VSEL, Devonport, Rosyth and Yarrow have also tendered and all desperately need work to secure employment.
The Tyneside yard is in receivership, but the French group Constructions Mecaniques de Normandie has agreed to buy Swan Hunter if it is given this order.
A written answer is expected later in the week - before Parliament goes into recess on Friday.
If the business goes elsewhere the 900 people still employed at Swan Hunter will be made redundant in November when existing refit work is completed. Fred Henderson, chairman of CMN Support Services, said: 'If the order goes elsewhere it means the end of shipbuilding on the Tyne.'
Devonport, which has teamed up with VSEL, the submarine builder, to bid for the Sir Bedivere work, believes the contract would save about 250 of 850 redundancies.
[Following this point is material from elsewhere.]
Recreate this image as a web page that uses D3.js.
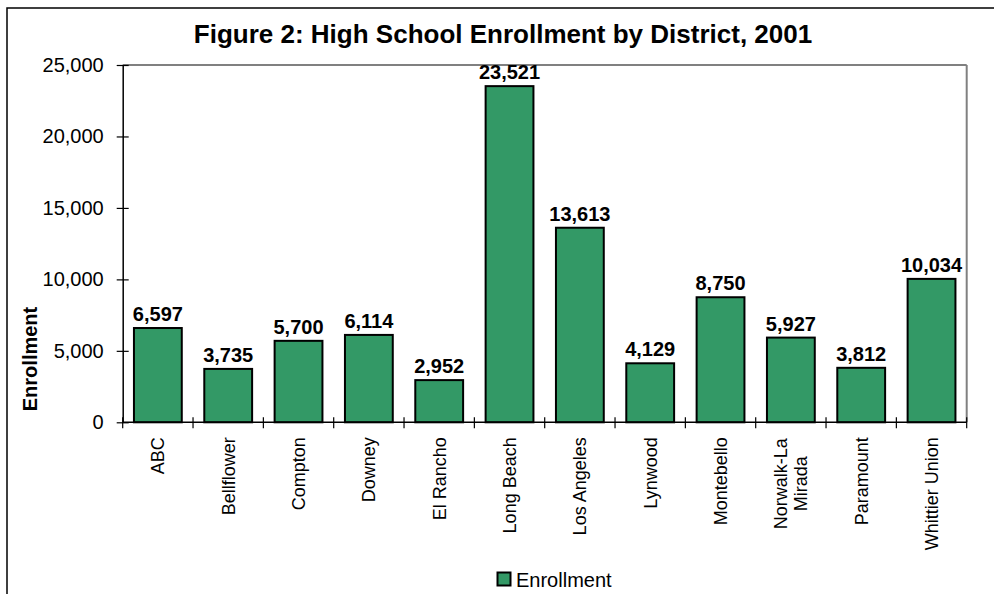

As the wait continued, shipbuilding nations early yesterday made an agreement after five years of talks to scrap subsidies to their shipyards, but France rejected the deal.
The accord between officials of the US, European Union, Japan, Korea and Nordic states was hammered out at the Organisation for Economic Cooperation and Development and is seen as the widest plan yet to impose discipline on the ailing industry.
'If we had failed there would have been a subsidy war, that is quite clear,' said Staffan Sohlman, Swedish ambassador to the OECD, chairman of the talks.
The unsigned agreement must be ratified by all participants and would come into effect on 1 January, 1996. But France said it would oppose the pact inside the European Union.
If ratified, it would be the first legally binding international trade pact ever negotiated by the OECD.